After a quarter century of distortions and lies of those who have wanted to exploit the events of December 1990 to provide themselves with legitimacy, merit, heroism, and sacrifice, we who have taken part in those events have to begin to tell and write the truths before we forget them and fall victim to historical falsifications and our own intellectual laziness.
If we demystify December 1990 it will enter into history an event that separated to epochs, rather than an event that brought down a regime. More than a destructive blow against the communist regime, December 1990 was the moment that thousands of students were psychologically and spiritually liberated and became the instigators of a great liberation from fear of a people that had lived since forever in fear and apathy.
Here are some simple facts of those three great days:
- Even though nowadays it is known under the name “December Movement,” it wasn’t a movement but a protest that lasted less than three days, from the late hours of December 8 until the evening of December 11. The protest started spontaneously and continued with a minimal amount of self-organization, and was as such never institutionalized as organized movement.
- During those three days, the students tried twice to flow into the streets of Tirana, but were stopped by the police. As a result, the protest was held in its entirety on the main square of Student City, today called Democracy Square. An elevated place on the side of the square was transformed into a stage, where with high volume and for the first time in public prohibited music was played, speeches were held, and slogans by students, teachers, and citizens of Tirana were coined. The communist regime allowed this manifestation and no police force ever entered Student City.
- The protest begun on Saturday December 8 late in the evening as a spontaneous reaction to complain about the nearly complete absence of electricity in Student City. A group of angry students, mainly from the engineering, economy, and natural sciences departments, first tried to protest in front of the directorate of Student City, but there was no one there at that hour of the night. It is unclear whether this initial group suddenly decided to seek a meeting with Ramiz Alia to make him aware of their grievances and for this reason walked toward the exit of Student City. This moment was the beginning of self-awareness, self-organization, but also the influence on students by persons from outside their ranks, mainly teachers and intellectuals of the period. As a result, the students’ requests, which initially were simply economic in nature, rapidly included also the request to allow multi-party pluralism.
- During the events of December 1990 there was nearly no type of violence exerted by the regime, except the light use of rubber weapon sticks to disperse the crowd of students that twice tried to enter the streets of Tirana.
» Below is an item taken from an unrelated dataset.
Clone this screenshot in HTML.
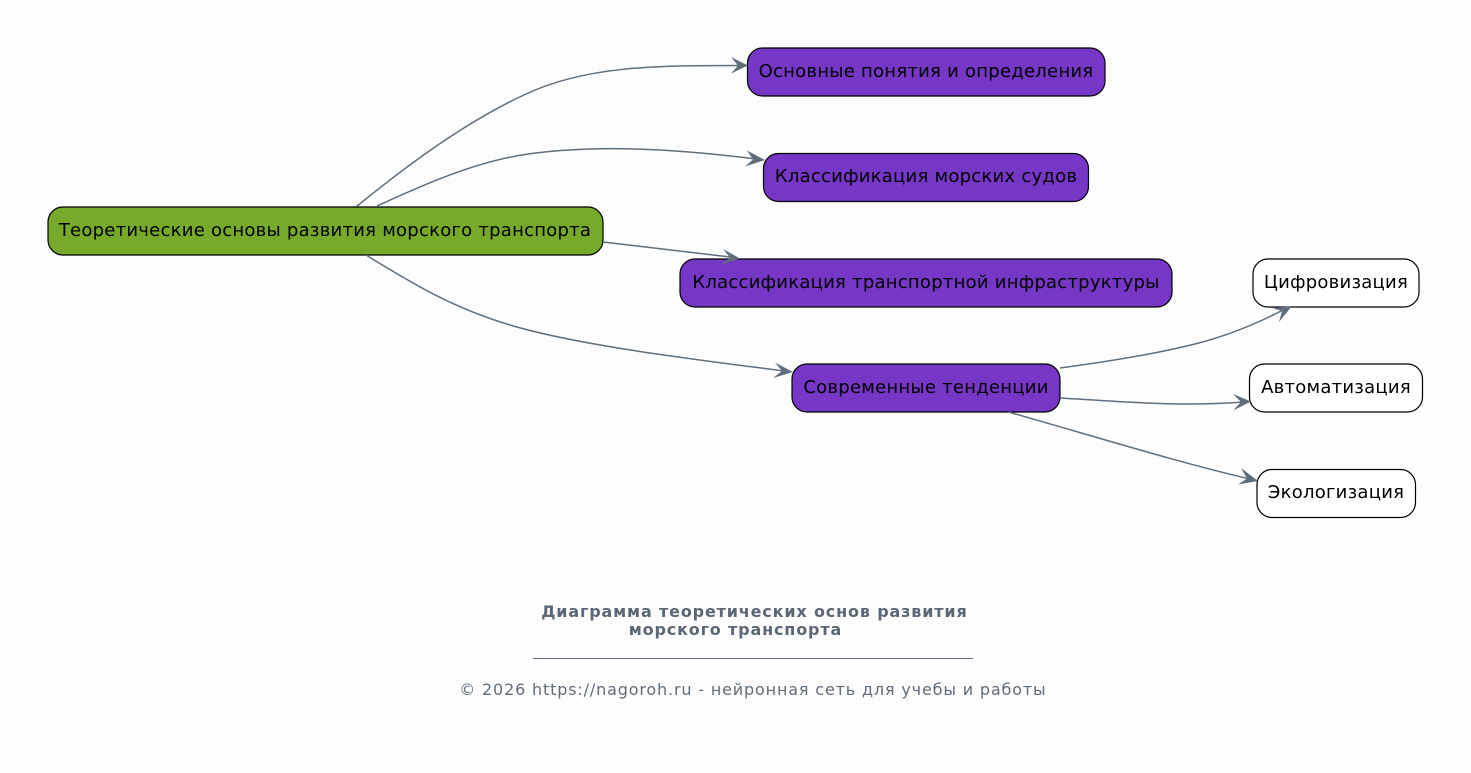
<!DOCTYPE html>
<html lang="ru">
<head>
<meta charset="utf-8">
<style>
html,body{margin:0;padding:0;background:#fdfdfd;width:1471px;height:773px;overflow:hidden}
svg{display:block}
text{font-family:"DejaVu Sans",sans-serif}
.n{font-size:18px;letter-spacing:.245px;fill:#000;text-anchor:middle}
.e{fill:none;stroke:#5f6e7c;stroke-width:1.5}
.a{fill:#5f6e7c}
.b{stroke:#000;stroke-width:1.2}
.t{font-size:16px;letter-spacing:.84px;text-anchor:middle}
</style>
</head>
<body>
<svg width="1471" height="773" viewBox="0 0 1471 773" xmlns="http://www.w3.org/2000/svg">
<rect width="1471" height="773" fill="#fdfdfd"/>
<rect class="b" x="48" y="207" width="555" height="48" rx="15" fill="#77a92a"/>
<text class="n" x="325" y="236">Теоретические основы развития морского транспорта</text>
<rect class="b" x="747.500" y="48" width="357.500" height="48" rx="15" fill="#7636c6"/>
<text class="n" x="926" y="77">Основные понятия и определения</text>
<rect class="b" x="763.500" y="153.500" width="325" height="48" rx="15" fill="#7636c6"/>
<text class="n" x="926" y="182">Классификация морских судов</text>
<rect class="b" x="680" y="259" width="492" height="48" rx="15" fill="#7636c6"/>
<text class="n" x="926" y="288">Классификация транспортной инфраструктуры</text>
<rect class="b" x="792" y="364" width="268" height="48" rx="15" fill="#7636c6"/>
<text class="n" x="926" y="393">Современные тенденции</text>
<rect class="b" x="1253" y="259" width="166" height="48" rx="15" fill="#fff"/>
<text class="n" x="1336" y="288">Цифровизация</text>
<rect class="b" x="1249.500" y="364" width="173" height="48" rx="15" fill="#fff"/>
<text class="n" x="1336" y="393">Автоматизация</text>
<rect class="b" x="1257" y="469.500" width="158.500" height="48" rx="15" fill="#fff"/>
<text class="n" x="1336" y="498">Экологизация</text>
<path class="e" d="M356.500,206.500 C405,167 465,122 525,94.500 C585,66 655,65.500 740,65.500"/>
<path class="a" d="M748,65.500 L731,57 L738,65.500 L731,73.500 Z"/>
<path class="e" d="M377,206 C425,184 475,162 525,154.500 C590,145 665,147.500 756,159"/>
<path class="a" d="M765,160 L747,150.500 L753,159.500 L745,166.500 Z"/>
<path class="e" d="M603,242 L730,257"/>
<path class="a" d="M740,258.500 L723,249 L730,257.500 L721,264.500 Z"/>
<path class="e" d="M366,255 C410,282 450,307 510,325 C580,346 700,360 784,371"/>
<path class="a" d="M793,372 L775,362.500 L782,371 L773,378 Z"/>
<path class="e" d="M1060,368 C1105,362 1155,354 1195,344 C1230,335 1260,322 1283,310"/>
<path class="a" d="M1292,306 L1272,308 L1282,311 L1279,322 Z"/>
<path class="e" d="M1060,398 C1110,401 1150,404 1190,404 C1215,404 1230,403 1244,402"/>
<path class="a" d="M1251,401.500 L1233,394 L1241,402 L1233,410.500 Z"/>
<path class="e" d="M1008.500,412 C1090,435 1180,463 1250,479"/>
<path class="a" d="M1258,481 L1241,468 L1247,478.500 L1238,484.500 Z"/>
<text class="t" x="754.400" y="617" font-weight="700" fill="#5a6776">Диаграмма теоретических основ развития</text>
<text class="t" x="735.400" y="635" font-weight="700" fill="#5a6776">морского транспорта</text>
<line x1="533" y1="658.500" x2="973" y2="658.500" stroke="#5a6776" stroke-width="1"/>
<text class="t" x="752.900" y="695" fill="#5f6c7a">© 2026 https://nagoroh.ru - нейронная сеть для учебы и работы</text>
</svg>
</body>
</html>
In the first hours of the protests, the state security stopped and arrested several students, whom they released a few hours later and even brought back to Student City by car.
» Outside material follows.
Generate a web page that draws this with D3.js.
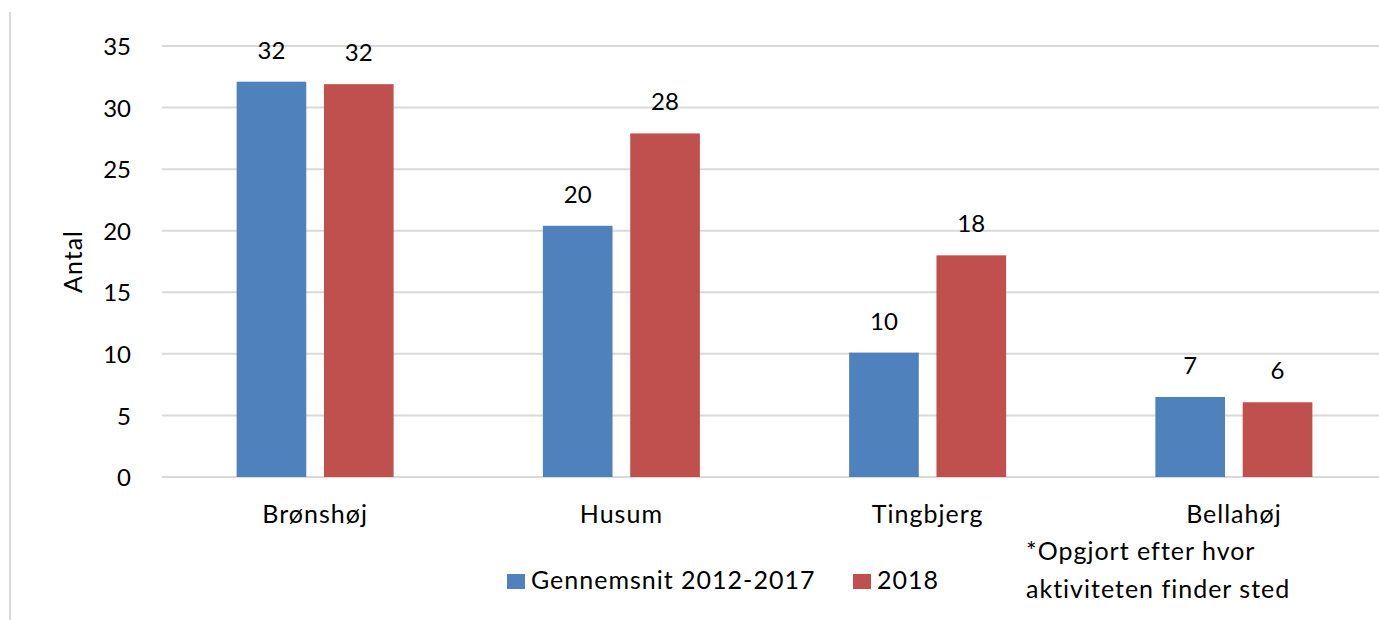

- The student protests didn’t have a genuine leader, but rather a group of courageous students with strong characters that became the representatives but also guides of all other students. The three most remarkable of them were Azem Hajdari, Shenasi Rama, and Tefalin Malshyti. Their protagonism expressed itself by raising their voice and their courage to openly denounce the regime in their speeches in front of the students. Their leading role was more a role that inspired, gave and courage, and killed the fear that was present among all students. Azem Hajdari was the most remarkable of all.
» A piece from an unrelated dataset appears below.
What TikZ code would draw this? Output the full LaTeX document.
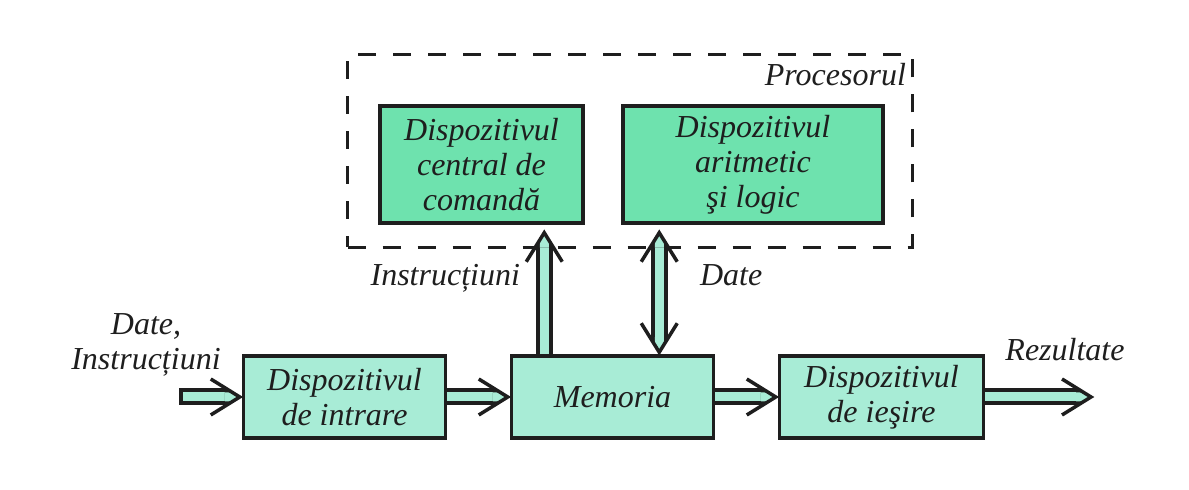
\documentclass[tikz,border=0pt]{standalone}
\usepackage{fontspec}
\setmainfont{Liberation Serif}
\usetikzlibrary{positioning,calc,decorations.markings}
\definecolor{ink}{RGB}{30,30,30}
\definecolor{cpufill}{RGB}{110,226,174}
\definecolor{devfill}{RGB}{168,236,214}

\begin{document}
\begin{tikzpicture}[
                    x=0.5pt, y=0.5pt,
                    every node/.style={
                        font=\fontsize{16}{17.5}\selectfont\itshape,
                        text=ink
                    },
                    device/.style={
                        rectangle,
                        draw=ink,
                        fill=devfill,
                        line width=1.75pt,
                        minimum width=101pt,
                        minimum height=41pt,
                        inner sep=2pt,
                        align=center
                    },
                    cpudevice/.style={
                        device,
                        fill=cpufill,
                        minimum width=101.5pt,
                        minimum height=58.5pt
                    },
                    processor/.style={
                        rectangle,
                        draw=ink,
                        line width=1.5pt,
                        dash pattern=on 9pt off 8.5pt,
                        minimum width=282.5pt,
                        minimum height=96.5pt
                    },
                    bus/.style={
                        draw=devfill,
                        line width=4.5pt,
                        shorten >=7pt,
                        preaction={draw=ink, line width=8.5pt},
                        postaction={decorate, decoration={markings,
                            mark=at position 1 with {\bushead}}}
                    },
                    dbus/.style={
                        bus,
                        shorten <=7pt,
                        postaction={decorate, decoration={markings,
                            mark=at position 0 with {\begin{scope}[xscale=-1]\bushead\end{scope}}}}
                    }
                ]
                \newcommand{\bushead}{
                    \begin{scope}[shorten >=0pt, shorten <=0pt]
                    \fill[ink] (-2,0) -- (-15.7,8.5) -- (-17,8.5) -- (-17,-8.5) -- (-15.7,-8.5) -- cycle;
                    \fill[devfill] (-2,0) -- (-9.3,4.5) -- (-17,4.5) -- (-17,-4.5) -- (-9.3,-4.5) -- cycle;
                    \draw[ink, line width=1.75pt] (-31,18) -- (-2,0) -- (-31,-18);
                    \end{scope}
                }
                \useasboundingbox (0,0) rectangle (1189,490);

                % processor
                \node (proc) [processor] at (630,339) {};
                \node (cdc) [cpudevice] at (481.5,325.5) {Dispozitivul\\ central de\\ comandă};
                \node (alu) [cpudevice, right=18.25pt of cdc, minimum width=130pt] {Dispozitivul\\ aritmetic\\ şi logic};
                \node (procname) [anchor=base east] at (913,404) {Procesorul};

                % lower row
                \node (intrare) [device] at (344.5,93) {Dispozitivul\\ de intrare};
                \node (mem) [device, right=31.25pt of intrare] {Memoria};
                \node (iesire) [device, right=31.25pt of mem, minimum width=102pt] {Dispozitivul\\ de ieşire};

                \coordinate (src) at (181,93);
                \coordinate (dst) at (1093,93);
                \coordinate (ibot) at ($(mem.north west)+(34.5,0)$);
                \coordinate (itop) at ($(ibot |- cdc.south)+(0,-6)$);
                \coordinate (dbot) at ($(mem.north west)+(149.5,0)$);
                \coordinate (dtop) at ($(dbot |- alu.south)+(0,-6)$);

                % labels
                \node (inlabel) [align=center] at (146,145) {Date,\\ Instrucțiuni};
                \node (outlabel) [anchor=base] at (1065,129) {Rezultate};
                \node (instrlabel) [anchor=base east] at (527,204) {Instrucțiuni};
                \node (datelabel) [anchor=base west] at (693,204) {Date};

                % buses
                \draw[bus] (src) -- (intrare);
                \draw[ink, line width=1.75pt] ([yshift=4.25pt]src) -- ([yshift=-4.25pt]src);
                \draw[bus] (intrare) -- (mem);
                \draw[bus] (mem) -- (iesire);
                \draw[bus] (iesire) -- (dst);
                \draw[bus] (ibot) -- (itop);
                \draw[dbus] (dbot) -- (dtop);
            \end{tikzpicture}
\end{document}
- In the December student protests there haven’t been any genuine dissidents or anticommunists. Nearly all intellectuals that contributed to the students were part of the elite of the time, with members and directors of Albanian Party of Labor (PPSh) organizations among them. Several of the main figures, students or intellectuals, who were part of the protests and who later founded and directed the Democratic Party, were state security agents.
- Sali Berisha has not had any role in the student protests. On the contrary, he tried on the first day of the protests to quiet down the students with the aim of breaking them up and having the students return to class by promising them, in the name of Ramiz Alia, that their economic requests would be honored.
- Edi Rama has played no role in the December protests. He wasn’t even in Albania at the time, but for a private visit in Greece.
- Ramiz Alia and the Political Bureau decided to allow political pluralism on the afternoon of December 11, several hours before their meeting with the student representatives. The permission of pluralism was publicly announced before the meeting, making the meeting of the students with Ramiz Alia practically useless.
- After the three days of protests, nearly all students turned away from any type of real influence on the political developments of those protests, and especially from the influence on the first party that was born from them, the Democratic Party. Azem Hajdari was the only student who was still part of the PD leadership in 1992, when the party took power. The majority of the students that played an important role in the December protests emigrated out of Albania.
- The student protests of December 1990 have not been the cause of the fall of the communist regime in Albania. The were the last push against an economically and politically bankrupt structure that hardly could stand on its foot and was destined to be taken down soon.
- The so-called ideals of December haven’t really been a philosophy, a political or social vision. In general there was among the students neither self-awareness not great political or ideological clarity . Their ideal was in fact aspirational – aspirations for freedom and wellbeing brought together in those famous slogan: “Freedom and Democracy,” and, later, “We Want Albania Like All Of Europe.”